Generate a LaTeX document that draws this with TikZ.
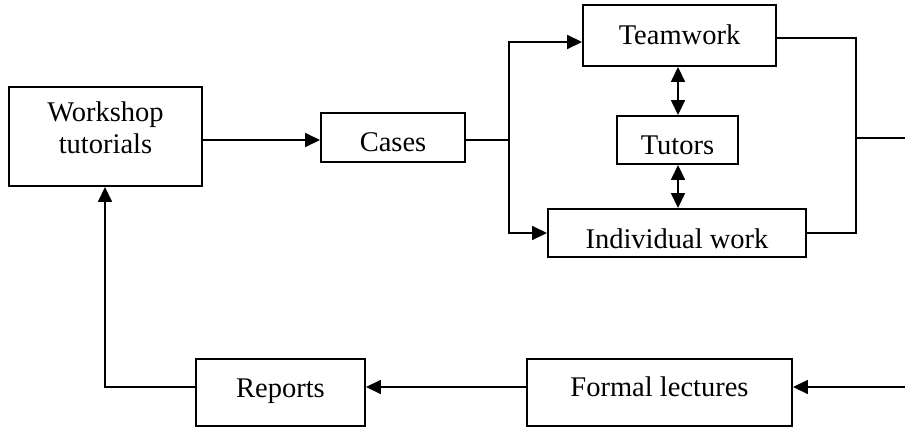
\documentclass[tikz,border=0pt]{standalone}
\usepackage{fontspec}
\setmainfont{Liberation Serif}
\usetikzlibrary{arrows.meta}
\begin{document}
\begin{tikzpicture}[x=1pt,y=-1pt,
  box/.style={draw,line width=1.9pt,inner sep=0pt,align=center,
    font=\fontsize{28.5pt}{32pt}\selectfont},
  th/.style={text height=#1,text depth=0pt},
  conn/.style={line width=1.6pt},
  tip/.tip={Triangle[length=15pt,width=14pt]},
  arr/.style={conn,-tip},
  darr/.style={conn,tip-tip}]
\useasboundingbox (0,0) rectangle (905,428);
\node[box,minimum width=193pt,minimum height=99pt] (ws) at (105.5,136.5)
  {\raisebox{5pt}[\height][\depth]{\begin{tabular}{@{}c@{}}Workshop\\tutorials\end{tabular}}};
\node[box,th=28pt,minimum width=144pt,minimum height=49pt] (cases) at (393,137.5) {Cases};
\node[box,th=18pt,minimum width=193pt,minimum height=61pt] (team) at (679.5,35.5) {Teamwork};
\node[box,th=28pt,minimum width=121pt,minimum height=48pt] (tut) at (677.5,140) {Tutors};
\node[box,th=31pt,minimum width=258pt,minimum height=48pt] (ind) at (677,233) {Individual work};
\node[box,th=9pt,minimum width=169pt,minimum height=67pt] (rep) at (280.5,392.5) {Reports};
\node[box,th=8pt,minimum width=265pt,minimum height=67pt] (formal) at (659.5,392.5) {Formal lectures};
\coordinate (split) at (509,140);
\coordinate (merge) at (856,138);
\coordinate (outR) at (905,138);
\coordinate (inR) at (905,387);
\coordinate (corner) at (105,387);
% workshop -> cases
\draw[arr] (ws.east |- split) -- (cases.west |- split);
% cases -> split
\draw[conn] (cases.east |- split) -- (split);
\draw[arr] (split) -- (split |- 0,42) -- (team.west |- 0,42);
\draw[arr] (split) -- (split |- ind.west) -- (ind.west);
% merge
\draw[conn] (team.east |- 0,38) -- (merge |- 0,38) -- (merge |- ind.east) -- (ind.east);
\draw[conn] (merge) -- (outR);
% tutors
\draw[darr] (team.south -| 678,0) -- (tut.north -| 678,0);
\draw[darr] (tut.south -| 678,0) -- (ind.north -| 678,0);
% bottom loop
\draw[arr] (inR) -- (formal.east |- inR);
\draw[arr] (formal.west |- inR) -- (rep.east |- inR);
\draw[arr] (rep.west |- inR) -- (corner) -- (ws.south -| corner);
\end{tikzpicture}
\end{document}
+++++
- [Written exercise] Reproduce the material above in full and without alteration, but skip all pictures.

- [Result for this task]
Generate a LaTeX document that draws this with TikZ.
\documentclass[tikz,border=0pt]{standalone}
\usepackage{fontspec}
\setmainfont{Liberation Serif}
\usetikzlibrary{arrows.meta}
\begin{document}
\begin{tikzpicture}[x=1pt,y=-1pt,
  box/.style={draw,line width=1.9pt,inner sep=0pt,align=center,
    font=\fontsize{28.5pt}{32pt}\selectfont},
  th/.style={text height=#1,text depth=0pt},
  conn/.style={line width=1.6pt},
  tip/.tip={Triangle[length=15pt,width=14pt]},
  arr/.style={conn,-tip},
  darr/.style={conn,tip-tip}]
\useasboundingbox (0,0) rectangle (905,428);
\node[box,minimum width=193pt,minimum height=99pt] (ws) at (105.5,136.5)
  {\raisebox{5pt}[\height][\depth]{\begin{tabular}{@{}c@{}}Workshop\\tutorials\end{tabular}}};
\node[box,th=28pt,minimum width=144pt,minimum height=49pt] (cases) at (393,137.5) {Cases};
\node[box,th=18pt,minimum width=193pt,minimum height=61pt] (team) at (679.5,35.5) {Teamwork};
\node[box,th=28pt,minimum width=121pt,minimum height=48pt] (tut) at (677.5,140) {Tutors};
\node[box,th=31pt,minimum width=258pt,minimum height=48pt] (ind) at (677,233) {Individual work};
\node[box,th=9pt,minimum width=169pt,minimum height=67pt] (rep) at (280.5,392.5) {Reports};
\node[box,th=8pt,minimum width=265pt,minimum height=67pt] (formal) at (659.5,392.5) {Formal lectures};
\coordinate (split) at (509,140);
\coordinate (merge) at (856,138);
\coordinate (outR) at (905,138);
\coordinate (inR) at (905,387);
\coordinate (corner) at (105,387);
% workshop -> cases
\draw[arr] (ws.east |- split) -- (cases.west |- split);
% cases -> split
\draw[conn] (cases.east |- split) -- (split);
\draw[arr] (split) -- (split |- 0,42) -- (team.west |- 0,42);
\draw[arr] (split) -- (split |- ind.west) -- (ind.west);
% merge
\draw[conn] (team.east |- 0,38) -- (merge |- 0,38) -- (merge |- ind.east) -- (ind.east);
\draw[conn] (merge) -- (outR);
% tutors
\draw[darr] (team.south -| 678,0) -- (tut.north -| 678,0);
\draw[darr] (tut.south -| 678,0) -- (ind.north -| 678,0);
% bottom loop
\draw[arr] (inR) -- (formal.east |- inR);
\draw[arr] (formal.west |- inR) -- (rep.east |- inR);
\draw[arr] (rep.west |- inR) -- (corner) -- (ws.south -| corner);
\end{tikzpicture}
\end{document}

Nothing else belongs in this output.